§ SHORT EXERCISE
Copy everything from the line with "Reproduce this chart" down to the line with "import * as echarts from 'echarts';", inclusive of both, exactly as written; leave out all pictures.

§ DATA EXCERPTS

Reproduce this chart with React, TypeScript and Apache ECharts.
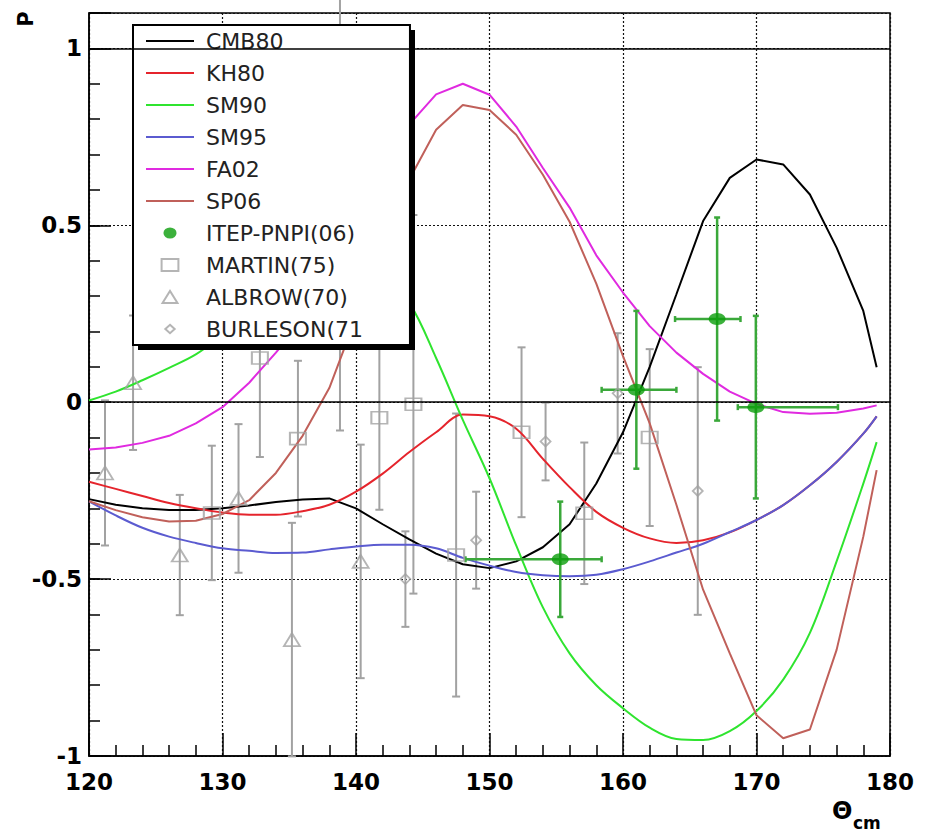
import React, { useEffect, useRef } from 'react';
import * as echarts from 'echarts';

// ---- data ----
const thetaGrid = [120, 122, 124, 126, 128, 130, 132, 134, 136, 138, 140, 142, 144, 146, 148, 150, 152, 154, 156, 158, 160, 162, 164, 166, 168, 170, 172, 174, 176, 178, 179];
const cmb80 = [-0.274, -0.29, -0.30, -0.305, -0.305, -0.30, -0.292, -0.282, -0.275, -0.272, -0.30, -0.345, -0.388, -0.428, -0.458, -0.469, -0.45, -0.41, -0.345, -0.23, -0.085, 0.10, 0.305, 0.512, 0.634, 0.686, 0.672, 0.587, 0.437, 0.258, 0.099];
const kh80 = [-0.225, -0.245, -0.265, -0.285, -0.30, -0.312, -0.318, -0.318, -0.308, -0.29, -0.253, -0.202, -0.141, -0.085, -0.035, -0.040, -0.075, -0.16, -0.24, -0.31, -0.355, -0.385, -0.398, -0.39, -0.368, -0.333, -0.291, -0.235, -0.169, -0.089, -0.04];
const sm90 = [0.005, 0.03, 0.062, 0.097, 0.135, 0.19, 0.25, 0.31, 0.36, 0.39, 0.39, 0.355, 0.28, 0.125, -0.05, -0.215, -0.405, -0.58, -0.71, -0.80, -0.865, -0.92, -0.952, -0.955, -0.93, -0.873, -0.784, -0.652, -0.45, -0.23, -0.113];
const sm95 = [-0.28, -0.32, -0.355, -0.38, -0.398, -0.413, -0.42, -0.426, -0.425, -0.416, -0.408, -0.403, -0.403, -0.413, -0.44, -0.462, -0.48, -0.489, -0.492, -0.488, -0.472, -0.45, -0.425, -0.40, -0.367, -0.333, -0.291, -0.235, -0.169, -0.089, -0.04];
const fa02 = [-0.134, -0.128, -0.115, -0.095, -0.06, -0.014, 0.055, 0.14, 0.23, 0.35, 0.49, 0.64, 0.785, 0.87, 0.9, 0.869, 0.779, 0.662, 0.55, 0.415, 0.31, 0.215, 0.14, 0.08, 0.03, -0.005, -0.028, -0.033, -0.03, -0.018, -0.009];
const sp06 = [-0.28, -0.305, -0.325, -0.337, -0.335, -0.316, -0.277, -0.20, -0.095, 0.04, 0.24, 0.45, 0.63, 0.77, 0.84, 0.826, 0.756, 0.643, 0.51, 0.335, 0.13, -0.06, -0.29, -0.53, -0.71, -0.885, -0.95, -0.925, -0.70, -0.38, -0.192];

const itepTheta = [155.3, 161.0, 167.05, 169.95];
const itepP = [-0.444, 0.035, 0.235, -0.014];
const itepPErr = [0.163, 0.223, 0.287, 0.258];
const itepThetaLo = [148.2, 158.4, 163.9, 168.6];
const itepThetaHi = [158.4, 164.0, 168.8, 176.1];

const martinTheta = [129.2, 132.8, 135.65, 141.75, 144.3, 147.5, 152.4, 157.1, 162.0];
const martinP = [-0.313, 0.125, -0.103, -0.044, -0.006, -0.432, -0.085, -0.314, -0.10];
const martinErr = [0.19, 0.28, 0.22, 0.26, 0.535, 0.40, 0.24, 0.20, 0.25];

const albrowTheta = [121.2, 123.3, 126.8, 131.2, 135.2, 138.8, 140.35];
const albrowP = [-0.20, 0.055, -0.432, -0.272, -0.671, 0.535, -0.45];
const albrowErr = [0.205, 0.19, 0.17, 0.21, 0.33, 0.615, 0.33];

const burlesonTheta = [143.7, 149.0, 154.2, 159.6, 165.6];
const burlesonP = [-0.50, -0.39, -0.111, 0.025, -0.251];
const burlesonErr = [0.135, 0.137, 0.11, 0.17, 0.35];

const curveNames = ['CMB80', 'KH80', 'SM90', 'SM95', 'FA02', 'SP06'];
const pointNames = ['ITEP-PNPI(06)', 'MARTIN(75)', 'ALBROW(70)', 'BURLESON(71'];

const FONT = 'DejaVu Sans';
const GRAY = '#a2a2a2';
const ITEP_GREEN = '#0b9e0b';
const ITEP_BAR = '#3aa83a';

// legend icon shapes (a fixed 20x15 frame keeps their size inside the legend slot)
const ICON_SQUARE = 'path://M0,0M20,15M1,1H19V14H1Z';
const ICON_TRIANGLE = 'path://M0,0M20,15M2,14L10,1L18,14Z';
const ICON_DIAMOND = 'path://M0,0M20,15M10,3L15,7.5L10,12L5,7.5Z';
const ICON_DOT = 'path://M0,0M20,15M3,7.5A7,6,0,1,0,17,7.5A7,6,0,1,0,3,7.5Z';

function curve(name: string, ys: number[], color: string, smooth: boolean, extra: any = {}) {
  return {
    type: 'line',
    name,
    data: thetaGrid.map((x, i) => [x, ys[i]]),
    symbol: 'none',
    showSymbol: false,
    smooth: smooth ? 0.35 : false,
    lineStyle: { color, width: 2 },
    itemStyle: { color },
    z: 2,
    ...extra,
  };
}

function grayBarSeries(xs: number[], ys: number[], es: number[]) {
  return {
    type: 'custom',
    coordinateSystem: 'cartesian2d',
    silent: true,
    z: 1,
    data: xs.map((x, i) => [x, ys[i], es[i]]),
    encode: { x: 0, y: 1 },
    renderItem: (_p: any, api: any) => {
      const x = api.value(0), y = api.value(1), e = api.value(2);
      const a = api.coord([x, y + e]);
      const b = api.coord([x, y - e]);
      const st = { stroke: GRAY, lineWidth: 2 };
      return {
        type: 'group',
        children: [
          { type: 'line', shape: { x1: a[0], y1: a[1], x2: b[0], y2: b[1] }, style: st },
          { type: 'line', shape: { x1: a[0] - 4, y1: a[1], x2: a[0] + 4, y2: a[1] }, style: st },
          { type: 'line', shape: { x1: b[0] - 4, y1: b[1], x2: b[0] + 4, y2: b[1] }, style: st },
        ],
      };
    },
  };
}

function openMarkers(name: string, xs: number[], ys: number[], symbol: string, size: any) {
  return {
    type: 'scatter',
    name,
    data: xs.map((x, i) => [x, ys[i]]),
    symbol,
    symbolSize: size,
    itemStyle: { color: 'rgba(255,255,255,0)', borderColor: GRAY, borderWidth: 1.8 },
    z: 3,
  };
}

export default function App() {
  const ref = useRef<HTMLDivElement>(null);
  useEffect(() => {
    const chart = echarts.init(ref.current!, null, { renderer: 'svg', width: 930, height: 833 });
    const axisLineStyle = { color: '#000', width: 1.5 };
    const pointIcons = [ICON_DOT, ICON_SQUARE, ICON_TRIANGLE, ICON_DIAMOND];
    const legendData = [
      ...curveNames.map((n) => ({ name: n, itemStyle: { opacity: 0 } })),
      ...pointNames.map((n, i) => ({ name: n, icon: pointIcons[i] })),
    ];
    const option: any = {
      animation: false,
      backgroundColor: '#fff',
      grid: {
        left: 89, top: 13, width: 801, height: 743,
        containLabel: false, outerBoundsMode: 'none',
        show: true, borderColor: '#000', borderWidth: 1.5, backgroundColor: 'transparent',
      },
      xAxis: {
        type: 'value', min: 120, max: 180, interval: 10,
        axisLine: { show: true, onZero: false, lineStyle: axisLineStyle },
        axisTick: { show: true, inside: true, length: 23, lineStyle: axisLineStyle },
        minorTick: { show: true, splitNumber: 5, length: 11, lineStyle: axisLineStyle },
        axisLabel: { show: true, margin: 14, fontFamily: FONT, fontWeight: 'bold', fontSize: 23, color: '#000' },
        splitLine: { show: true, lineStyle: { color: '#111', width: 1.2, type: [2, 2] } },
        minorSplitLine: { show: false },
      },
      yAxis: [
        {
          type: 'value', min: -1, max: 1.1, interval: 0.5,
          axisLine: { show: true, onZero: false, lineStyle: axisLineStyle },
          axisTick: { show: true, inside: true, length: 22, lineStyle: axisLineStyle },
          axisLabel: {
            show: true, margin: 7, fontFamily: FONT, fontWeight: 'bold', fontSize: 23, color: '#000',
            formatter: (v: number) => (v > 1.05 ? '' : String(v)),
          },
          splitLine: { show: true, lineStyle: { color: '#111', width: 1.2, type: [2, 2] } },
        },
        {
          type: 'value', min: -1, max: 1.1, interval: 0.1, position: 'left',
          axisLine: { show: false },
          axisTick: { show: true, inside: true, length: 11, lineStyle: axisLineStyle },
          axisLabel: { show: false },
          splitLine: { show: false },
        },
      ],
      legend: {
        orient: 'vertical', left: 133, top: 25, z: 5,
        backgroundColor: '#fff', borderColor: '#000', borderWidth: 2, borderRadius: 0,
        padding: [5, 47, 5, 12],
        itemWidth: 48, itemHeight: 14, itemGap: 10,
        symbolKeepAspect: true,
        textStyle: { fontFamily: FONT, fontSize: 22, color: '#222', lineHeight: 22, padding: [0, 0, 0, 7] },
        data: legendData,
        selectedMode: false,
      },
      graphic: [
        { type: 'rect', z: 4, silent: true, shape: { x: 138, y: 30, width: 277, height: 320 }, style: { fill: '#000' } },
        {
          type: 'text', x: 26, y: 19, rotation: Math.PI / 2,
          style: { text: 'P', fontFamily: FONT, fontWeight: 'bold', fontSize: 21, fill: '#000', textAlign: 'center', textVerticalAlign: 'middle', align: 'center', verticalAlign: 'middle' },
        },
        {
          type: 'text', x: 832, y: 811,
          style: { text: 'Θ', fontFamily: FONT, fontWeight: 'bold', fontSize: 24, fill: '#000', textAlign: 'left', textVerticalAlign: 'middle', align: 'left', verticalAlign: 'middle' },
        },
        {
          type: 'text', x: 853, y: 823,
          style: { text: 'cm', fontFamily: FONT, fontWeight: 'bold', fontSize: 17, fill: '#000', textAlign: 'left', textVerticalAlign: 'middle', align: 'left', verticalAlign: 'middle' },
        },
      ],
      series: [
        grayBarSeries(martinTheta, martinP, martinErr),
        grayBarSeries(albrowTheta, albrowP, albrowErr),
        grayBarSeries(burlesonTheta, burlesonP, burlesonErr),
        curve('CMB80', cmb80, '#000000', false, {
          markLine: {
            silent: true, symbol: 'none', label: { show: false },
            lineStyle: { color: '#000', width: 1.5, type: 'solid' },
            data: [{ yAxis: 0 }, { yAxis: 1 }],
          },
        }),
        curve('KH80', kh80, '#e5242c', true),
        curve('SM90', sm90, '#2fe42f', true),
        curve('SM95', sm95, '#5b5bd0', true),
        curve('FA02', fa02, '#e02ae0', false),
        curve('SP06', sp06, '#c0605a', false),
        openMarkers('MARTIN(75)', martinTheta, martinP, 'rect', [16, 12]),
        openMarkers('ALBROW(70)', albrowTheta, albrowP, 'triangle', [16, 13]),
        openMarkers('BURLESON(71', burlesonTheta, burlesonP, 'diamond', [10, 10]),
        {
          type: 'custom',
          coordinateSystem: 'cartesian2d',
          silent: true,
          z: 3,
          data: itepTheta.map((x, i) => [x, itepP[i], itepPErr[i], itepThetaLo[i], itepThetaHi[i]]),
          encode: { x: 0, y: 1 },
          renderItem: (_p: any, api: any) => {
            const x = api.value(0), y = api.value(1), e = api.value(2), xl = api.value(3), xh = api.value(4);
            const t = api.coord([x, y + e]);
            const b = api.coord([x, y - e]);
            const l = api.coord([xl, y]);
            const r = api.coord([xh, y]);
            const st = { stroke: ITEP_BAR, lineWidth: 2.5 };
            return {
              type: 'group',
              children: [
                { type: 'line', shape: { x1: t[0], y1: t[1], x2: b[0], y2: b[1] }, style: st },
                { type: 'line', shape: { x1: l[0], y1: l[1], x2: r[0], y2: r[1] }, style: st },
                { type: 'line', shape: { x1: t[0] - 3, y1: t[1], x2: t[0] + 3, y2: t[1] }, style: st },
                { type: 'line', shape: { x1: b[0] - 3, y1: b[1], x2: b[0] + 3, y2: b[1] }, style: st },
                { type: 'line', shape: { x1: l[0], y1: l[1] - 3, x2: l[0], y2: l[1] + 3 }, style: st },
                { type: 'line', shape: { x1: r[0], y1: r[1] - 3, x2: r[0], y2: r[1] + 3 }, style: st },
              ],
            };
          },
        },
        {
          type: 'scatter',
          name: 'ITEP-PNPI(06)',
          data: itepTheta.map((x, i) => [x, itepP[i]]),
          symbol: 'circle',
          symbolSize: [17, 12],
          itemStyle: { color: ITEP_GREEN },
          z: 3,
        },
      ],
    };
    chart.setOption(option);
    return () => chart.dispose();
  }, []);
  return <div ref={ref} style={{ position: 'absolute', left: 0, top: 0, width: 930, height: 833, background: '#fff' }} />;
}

---

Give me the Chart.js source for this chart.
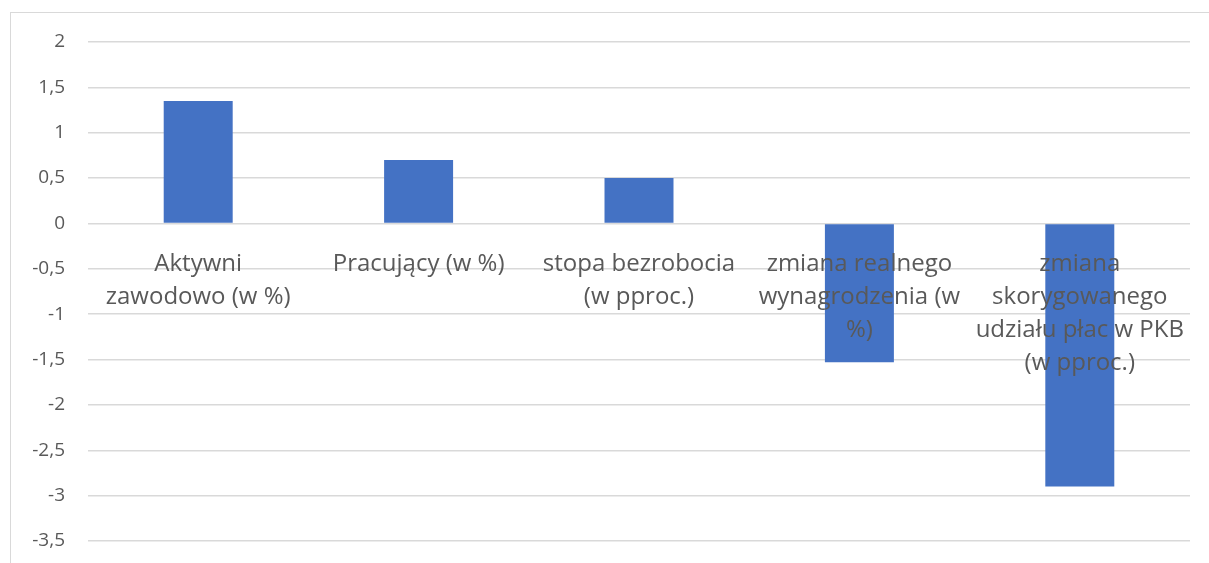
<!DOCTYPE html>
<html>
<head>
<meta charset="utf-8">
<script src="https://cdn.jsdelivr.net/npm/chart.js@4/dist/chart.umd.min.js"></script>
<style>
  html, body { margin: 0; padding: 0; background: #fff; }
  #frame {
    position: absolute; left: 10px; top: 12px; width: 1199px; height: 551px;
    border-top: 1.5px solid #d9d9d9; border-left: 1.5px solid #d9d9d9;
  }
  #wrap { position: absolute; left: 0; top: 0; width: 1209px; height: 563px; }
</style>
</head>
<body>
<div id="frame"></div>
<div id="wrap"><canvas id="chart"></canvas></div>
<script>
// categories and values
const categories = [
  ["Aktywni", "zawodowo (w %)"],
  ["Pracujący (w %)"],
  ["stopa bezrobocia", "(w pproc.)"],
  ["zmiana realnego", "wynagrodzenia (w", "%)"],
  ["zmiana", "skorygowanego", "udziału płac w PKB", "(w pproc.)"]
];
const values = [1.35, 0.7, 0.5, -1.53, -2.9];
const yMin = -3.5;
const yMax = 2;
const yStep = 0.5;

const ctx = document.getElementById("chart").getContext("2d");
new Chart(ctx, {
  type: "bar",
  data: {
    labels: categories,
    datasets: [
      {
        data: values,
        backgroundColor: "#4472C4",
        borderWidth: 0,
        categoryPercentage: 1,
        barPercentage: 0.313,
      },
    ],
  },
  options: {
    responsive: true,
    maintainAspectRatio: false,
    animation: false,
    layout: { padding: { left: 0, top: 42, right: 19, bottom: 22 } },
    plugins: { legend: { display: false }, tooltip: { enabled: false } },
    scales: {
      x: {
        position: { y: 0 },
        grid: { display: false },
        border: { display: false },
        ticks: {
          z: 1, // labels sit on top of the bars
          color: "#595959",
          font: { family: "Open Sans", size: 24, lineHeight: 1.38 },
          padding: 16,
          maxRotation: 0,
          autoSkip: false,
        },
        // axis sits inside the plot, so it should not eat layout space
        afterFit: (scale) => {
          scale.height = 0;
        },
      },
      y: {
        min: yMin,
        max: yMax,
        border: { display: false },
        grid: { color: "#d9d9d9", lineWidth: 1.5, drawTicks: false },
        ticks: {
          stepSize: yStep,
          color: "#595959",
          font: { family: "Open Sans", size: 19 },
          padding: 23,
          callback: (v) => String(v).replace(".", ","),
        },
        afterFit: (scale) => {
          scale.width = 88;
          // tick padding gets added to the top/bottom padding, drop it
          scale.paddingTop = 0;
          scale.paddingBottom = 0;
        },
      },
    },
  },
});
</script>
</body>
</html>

§ EXERCISE OUTPUT
Reproduce this chart with React, TypeScript and Apache ECharts.
import React, { useEffect, useRef } from 'react';
import * as echarts from 'echarts';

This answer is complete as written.